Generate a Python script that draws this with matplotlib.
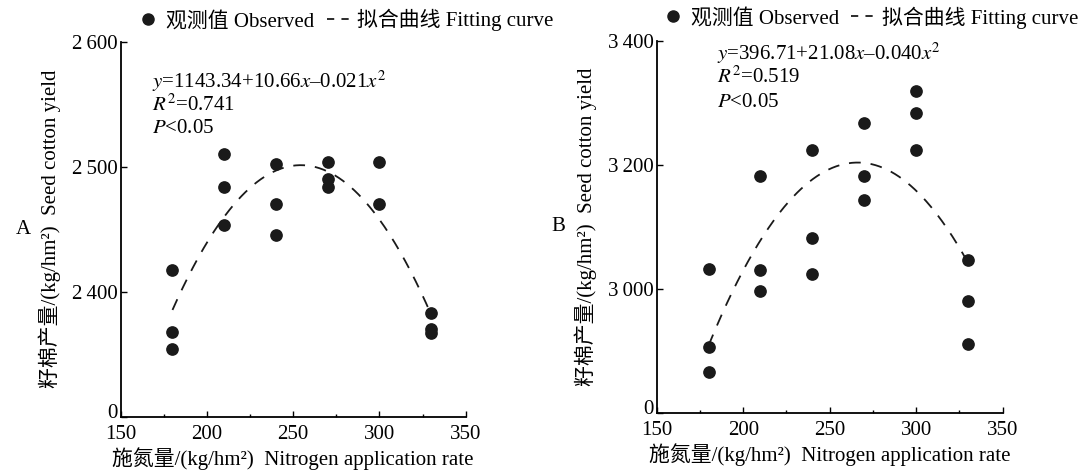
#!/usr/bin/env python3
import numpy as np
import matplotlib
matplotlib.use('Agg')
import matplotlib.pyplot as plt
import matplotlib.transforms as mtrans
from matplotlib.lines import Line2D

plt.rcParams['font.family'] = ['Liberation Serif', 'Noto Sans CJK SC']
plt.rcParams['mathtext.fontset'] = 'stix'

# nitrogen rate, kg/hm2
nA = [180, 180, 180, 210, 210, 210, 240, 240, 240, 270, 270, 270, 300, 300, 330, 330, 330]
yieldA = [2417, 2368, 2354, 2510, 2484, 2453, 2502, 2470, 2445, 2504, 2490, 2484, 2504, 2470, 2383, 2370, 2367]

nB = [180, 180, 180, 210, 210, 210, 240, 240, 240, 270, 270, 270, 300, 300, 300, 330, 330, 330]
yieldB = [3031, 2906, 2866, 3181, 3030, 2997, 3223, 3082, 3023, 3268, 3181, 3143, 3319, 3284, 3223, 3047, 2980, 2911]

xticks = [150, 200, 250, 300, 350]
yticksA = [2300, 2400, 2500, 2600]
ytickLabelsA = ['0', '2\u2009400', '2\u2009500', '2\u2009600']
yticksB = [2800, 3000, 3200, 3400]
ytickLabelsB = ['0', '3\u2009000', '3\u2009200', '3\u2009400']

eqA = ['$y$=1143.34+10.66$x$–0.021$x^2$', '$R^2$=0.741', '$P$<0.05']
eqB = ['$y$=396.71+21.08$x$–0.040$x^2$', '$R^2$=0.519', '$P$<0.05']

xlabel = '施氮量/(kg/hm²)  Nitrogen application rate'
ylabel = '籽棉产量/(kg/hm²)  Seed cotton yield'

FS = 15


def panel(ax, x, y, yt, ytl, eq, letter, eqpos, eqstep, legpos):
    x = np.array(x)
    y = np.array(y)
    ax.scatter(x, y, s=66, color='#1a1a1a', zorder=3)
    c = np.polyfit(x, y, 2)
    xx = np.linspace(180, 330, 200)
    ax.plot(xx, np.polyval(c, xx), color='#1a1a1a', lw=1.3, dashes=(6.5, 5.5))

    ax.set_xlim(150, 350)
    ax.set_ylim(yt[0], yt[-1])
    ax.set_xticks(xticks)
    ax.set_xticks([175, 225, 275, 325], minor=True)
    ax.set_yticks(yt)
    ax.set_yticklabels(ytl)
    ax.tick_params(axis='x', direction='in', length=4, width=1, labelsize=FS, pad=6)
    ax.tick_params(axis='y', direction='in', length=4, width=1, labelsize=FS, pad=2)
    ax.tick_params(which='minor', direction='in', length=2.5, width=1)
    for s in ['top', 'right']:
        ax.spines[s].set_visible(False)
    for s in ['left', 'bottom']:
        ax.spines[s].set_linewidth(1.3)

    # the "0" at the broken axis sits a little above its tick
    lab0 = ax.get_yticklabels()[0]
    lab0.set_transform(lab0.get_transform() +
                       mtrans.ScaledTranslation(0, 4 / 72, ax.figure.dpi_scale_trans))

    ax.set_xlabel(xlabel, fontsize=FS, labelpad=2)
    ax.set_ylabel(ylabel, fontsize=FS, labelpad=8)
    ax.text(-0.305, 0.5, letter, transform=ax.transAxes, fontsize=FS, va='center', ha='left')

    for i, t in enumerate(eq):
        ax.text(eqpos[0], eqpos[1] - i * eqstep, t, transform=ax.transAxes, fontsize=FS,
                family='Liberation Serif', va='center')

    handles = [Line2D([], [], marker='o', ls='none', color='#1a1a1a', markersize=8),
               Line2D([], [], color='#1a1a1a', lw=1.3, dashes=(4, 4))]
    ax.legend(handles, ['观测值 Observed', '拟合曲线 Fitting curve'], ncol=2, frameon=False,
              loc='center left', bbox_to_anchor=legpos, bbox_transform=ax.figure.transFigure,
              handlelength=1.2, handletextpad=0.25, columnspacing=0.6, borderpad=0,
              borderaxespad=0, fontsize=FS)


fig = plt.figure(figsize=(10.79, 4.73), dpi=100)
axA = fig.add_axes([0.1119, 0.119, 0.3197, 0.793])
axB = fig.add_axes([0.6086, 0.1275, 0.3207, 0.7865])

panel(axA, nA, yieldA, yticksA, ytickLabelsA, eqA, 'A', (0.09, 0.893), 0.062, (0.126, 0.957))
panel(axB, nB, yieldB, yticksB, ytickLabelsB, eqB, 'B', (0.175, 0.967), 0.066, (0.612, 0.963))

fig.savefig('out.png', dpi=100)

§ AIM OF THE EXERCISE: Keep the pictures out of the copy and write out the data exactly as it stands.

§ FINAL RESULT:
Generate a Python script that draws this with matplotlib.
#!/usr/bin/env python3
import numpy as np
import matplotlib
matplotlib.use('Agg')
import matplotlib.pyplot as plt
import matplotlib.transforms as mtrans
from matplotlib.lines import Line2D

plt.rcParams['font.family'] = ['Liberation Serif', 'Noto Sans CJK SC']
plt.rcParams['mathtext.fontset'] = 'stix'

# nitrogen rate, kg/hm2
nA = [180, 180, 180, 210, 210, 210, 240, 240, 240, 270, 270, 270, 300, 300, 330, 330, 330]
yieldA = [2417, 2368, 2354, 2510, 2484, 2453, 2502, 2470, 2445, 2504, 2490, 2484, 2504, 2470, 2383, 2370, 2367]

nB = [180, 180, 180, 210, 210, 210, 240, 240, 240, 270, 270, 270, 300, 300, 300, 330, 330, 330]
yieldB = [3031, 2906, 2866, 3181, 3030, 2997, 3223, 3082, 3023, 3268, 3181, 3143, 3319, 3284, 3223, 3047, 2980, 2911]

xticks = [150, 200, 250, 300, 350]
yticksA = [2300, 2400, 2500, 2600]
ytickLabelsA = ['0', '2\u2009400', '2\u2009500', '2\u2009600']
yticksB = [2800, 3000, 3200, 3400]
ytickLabelsB = ['0', '3\u2009000', '3\u2009200', '3\u2009400']

eqA = ['$y$=1143.34+10.66$x$–0.021$x^2$', '$R^2$=0.741', '$P$<0.05']
eqB = ['$y$=396.71+21.08$x$–0.040$x^2$', '$R^2$=0.519', '$P$<0.05']

xlabel = '施氮量/(kg/hm²)  Nitrogen application rate'
ylabel = '籽棉产量/(kg/hm²)  Seed cotton yield'

FS = 15


def panel(ax, x, y, yt, ytl, eq, letter, eqpos, eqstep, legpos):
    x = np.array(x)
    y = np.array(y)
    ax.scatter(x, y, s=66, color='#1a1a1a', zorder=3)
    c = np.polyfit(x, y, 2)
    xx = np.linspace(180, 330, 200)
    ax.plot(xx, np.polyval(c, xx), color='#1a1a1a', lw=1.3, dashes=(6.5, 5.5))

    ax.set_xlim(150, 350)
    ax.set_ylim(yt[0], yt[-1])
    ax.set_xticks(xticks)
    ax.set_xticks([175, 225, 275, 325], minor=True)
    ax.set_yticks(yt)
    ax.set_yticklabels(ytl)
    ax.tick_params(axis='x', direction='in', length=4, width=1, labelsize=FS, pad=6)
    ax.tick_params(axis='y', direction='in', length=4, width=1, labelsize=FS, pad=2)
    ax.tick_params(which='minor', direction='in', length=2.5, width=1)
    for s in ['top', 'right']:
        ax.spines[s].set_visible(False)
    for s in ['left', 'bottom']:
        ax.spines[s].set_linewidth(1.3)

    # the "0" at the broken axis sits a little above its tick
    lab0 = ax.get_yticklabels()[0]
    lab0.set_transform(lab0.get_transform() +
                       mtrans.ScaledTranslation(0, 4 / 72, ax.figure.dpi_scale_trans))

    ax.set_xlabel(xlabel, fontsize=FS, labelpad=2)
    ax.set_ylabel(ylabel, fontsize=FS, labelpad=8)
    ax.text(-0.305, 0.5, letter, transform=ax.transAxes, fontsize=FS, va='center', ha='left')

    for i, t in enumerate(eq):
        ax.text(eqpos[0], eqpos[1] - i * eqstep, t, transform=ax.transAxes, fontsize=FS,
                family='Liberation Serif', va='center')

    handles = [Line2D([], [], marker='o', ls='none', color='#1a1a1a', markersize=8),
               Line2D([], [], color='#1a1a1a', lw=1.3, dashes=(4, 4))]
    ax.legend(handles, ['观测值 Observed', '拟合曲线 Fitting curve'], ncol=2, frameon=False,
              loc='center left', bbox_to_anchor=legpos, bbox_transform=ax.figure.transFigure,
              handlelength=1.2, handletextpad=0.25, columnspacing=0.6, borderpad=0,
              borderaxespad=0, fontsize=FS)


fig = plt.figure(figsize=(10.79, 4.73), dpi=100)
axA = fig.add_axes([0.1119, 0.119, 0.3197, 0.793])
axB = fig.add_axes([0.6086, 0.1275, 0.3207, 0.7865])

panel(axA, nA, yieldA, yticksA, ytickLabelsA, eqA, 'A', (0.09, 0.893), 0.062, (0.126, 0.957))
panel(axB, nB, yieldB, yticksB, ytickLabelsB, eqB, 'B', (0.175, 0.967), 0.066, (0.612, 0.963))

fig.savefig('out.png', dpi=100)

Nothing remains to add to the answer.